Inter-team communication madness

  • Every team has its own life
  • Not coordinated at all
  • No motivations to help
  • Mostly Anonymous functional and technical documents !?!
Finally... Some Recommendations
  • Long term strategy but short delivery cycles
  • Top-down, business-driven analysis
  • Short iterations, deliver value within few weeks
  • Break big projects into smaller pieces
  • Stick to deadlines! Avoid changing a deadline!
  • Instead, what features can fit into the deadline?
  • Adopt a Project Management methodology!
Some of the above statements could seem controversial. What about deadlines? there is nothing more frustrating for a developer than working 80 hours per week, weekends also, just to discover that a couple of days before deployment some manager decides that the feature is not really that important and can be delayed. Boy, you are not going to catch me anymore! So my advice is: fix the deadline and instead move in and out features, keep the pace, sustain the mood.

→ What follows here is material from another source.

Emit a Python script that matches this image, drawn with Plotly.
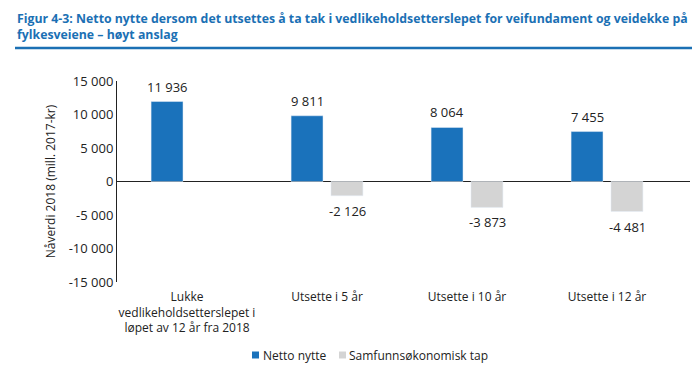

Always ask ourself why? "Why?" is extremely powerful: before start fighting to solve a technical issue one should ask why I'm doing this? Is there any better, cleaner design which could alleviate or even cancel the technical issue? Do I really have all the necessary information? Am I answering a question nobody asked for?

Conclusions

Integration projects are somehow quite different from application development projects:
  • Interfaces and meta-data must be clearly defined
  • Service contracts must be defined (SLAs)
  • Test data must be readily available!
  • External systems experts must be available!
  • An architectural board in charge of taking decisions needs to be established.
It seems that the above list is exactly what we need in case of any project, application development or integration. But badly-managed dependencies with the external world can sink any integration project regardless of how good is the team and its internal process. Integration is about connecting existing interfaces: what can I do if interfaces are fuzzy and undefined? Frustration, that is....

Thanks goes to my friend Juraj Kazda of Sun, for discussing and writing down these issues while working together in several projects.